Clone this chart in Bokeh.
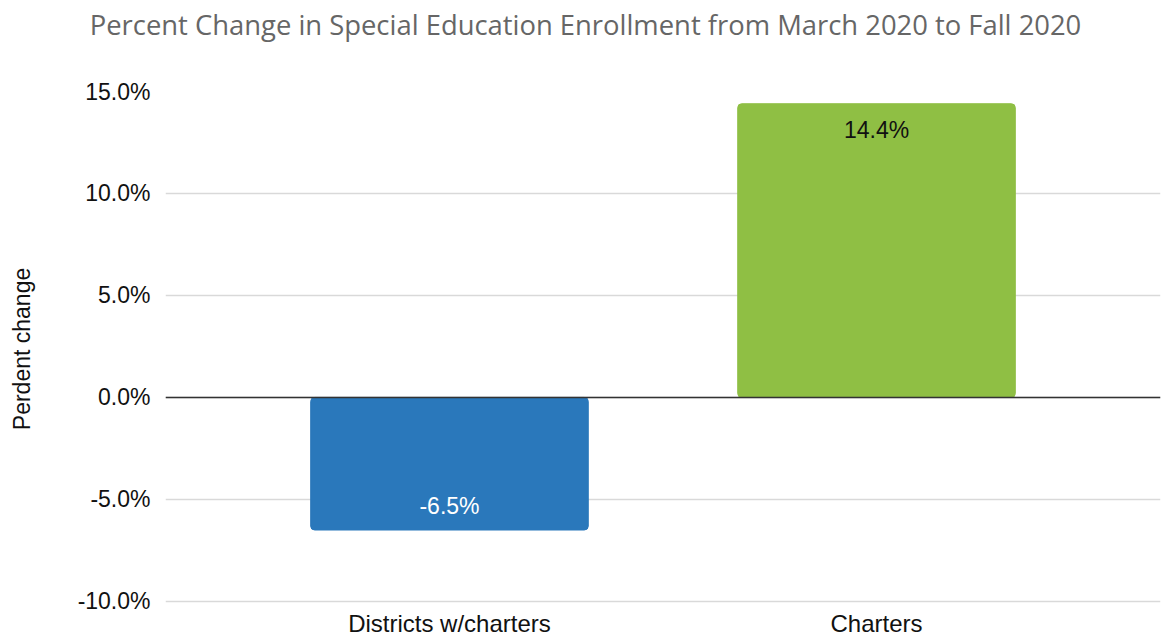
from bokeh.plotting import figure
from bokeh.layouts import column
from bokeh.models import ColumnDataSource, LabelSet, Span, PrintfTickFormatter, FactorRange, Div
from bokeh.core.properties import value
from bokeh.embed import file_html
from bokeh.resources import INLINE

title_text = "Percent Change in Special Education Enrollment from March 2020 to Fall 2020"
categories = ["Districts w/charters", "Charters"]
values = [-6.5, 14.4]
colors = ["#2a78bb", "#8fbf44"]
label_colors = ["#ffffff", "#111111"]
y_ticks = [-10, -5, 0, 5, 10, 15]

labels = [f"{v:.1f}%" for v in values]
offsets = [24 if v < 0 else -26 for v in values]

src = ColumnDataSource(dict(cat=categories, val=values, color=colors,
                            label=labels, lcolor=label_colors, off=offsets))

title = Div(text=f'<div style="width:1161px;text-align:center;font-family:\'Open Sans\';'
                 f'font-size:27.4px;line-height:40px;color:#666666;white-space:nowrap;">{title_text}</div>',
            width=1161, height=40)

p = figure(x_range=FactorRange(factors=categories, range_padding=0.165),
           y_range=(-10.25, 15), width=1161, height=591,
           output_backend="svg", toolbar_location=None,
           min_border_left=165, min_border_right=1, min_border_top=41, min_border_bottom=35)

p.vbar(x="cat", top="val", bottom=0, width=0.65, color="color", source=src, border_radius=4)

p.add_layout(LabelSet(x="cat", y="val", text="label", source=src, y_offset="off",
                      text_align="center", text_baseline="middle",
                      text_color="lcolor", text_font_size="23px",
                      text_font=value("Liberation Sans")))

p.add_layout(Span(location=0, dimension="width", line_color="#333333", line_width=1.5))

p.outline_line_color = None
p.xgrid.grid_line_color = None
p.ygrid.grid_line_color = "#d9d9d9"
p.ygrid.grid_line_width = 1.5
p.yaxis.ticker = y_ticks
p.yaxis.formatter = PrintfTickFormatter(format="%.1f%%")

for ax in (p.xaxis, p.yaxis):
    ax.axis_line_color = None
    ax.major_tick_line_color = None
    ax.minor_tick_line_color = None
    ax.major_tick_out = 0
    ax.major_tick_in = 0
    ax.major_label_text_font = "Liberation Sans"
    ax.major_label_text_font_size = "23px"
    ax.major_label_text_color = "#111111"

p.xaxis.major_label_text_font_size = "24px"
p.yaxis.major_label_standoff = 15
p.xaxis.major_label_standoff = 3
p.yaxis.axis_label = "Perdent change"
p.yaxis.axis_label_text_font = "Liberation Sans"
p.yaxis.axis_label_text_font_size = "23px"
p.yaxis.axis_label_text_font_style = "normal"
p.yaxis.axis_label_text_color = "#111111"
p.yaxis.axis_label_standoff = 40

layout = column(title, p, spacing=0)
open("out.html", "w").write(file_html(layout, INLINE))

- _What this task involves_:
Omit the pictures, then repeat exactly each line from the beginning of the listing through the line with "width=1161, height=40)".

- _Correct result_:
Clone this chart in Bokeh.
from bokeh.plotting import figure
from bokeh.layouts import column
from bokeh.models import ColumnDataSource, LabelSet, Span, PrintfTickFormatter, FactorRange, Div
from bokeh.core.properties import value
from bokeh.embed import file_html
from bokeh.resources import INLINE

title_text = "Percent Change in Special Education Enrollment from March 2020 to Fall 2020"
categories = ["Districts w/charters", "Charters"]
values = [-6.5, 14.4]
colors = ["#2a78bb", "#8fbf44"]
label_colors = ["#ffffff", "#111111"]
y_ticks = [-10, -5, 0, 5, 10, 15]

labels = [f"{v:.1f}%" for v in values]
offsets = [24 if v < 0 else -26 for v in values]

src = ColumnDataSource(dict(cat=categories, val=values, color=colors,
                            label=labels, lcolor=label_colors, off=offsets))

title = Div(text=f'<div style="width:1161px;text-align:center;font-family:\'Open Sans\';'
                 f'font-size:27.4px;line-height:40px;color:#666666;white-space:nowrap;">{title_text}</div>',
            width=1161, height=40)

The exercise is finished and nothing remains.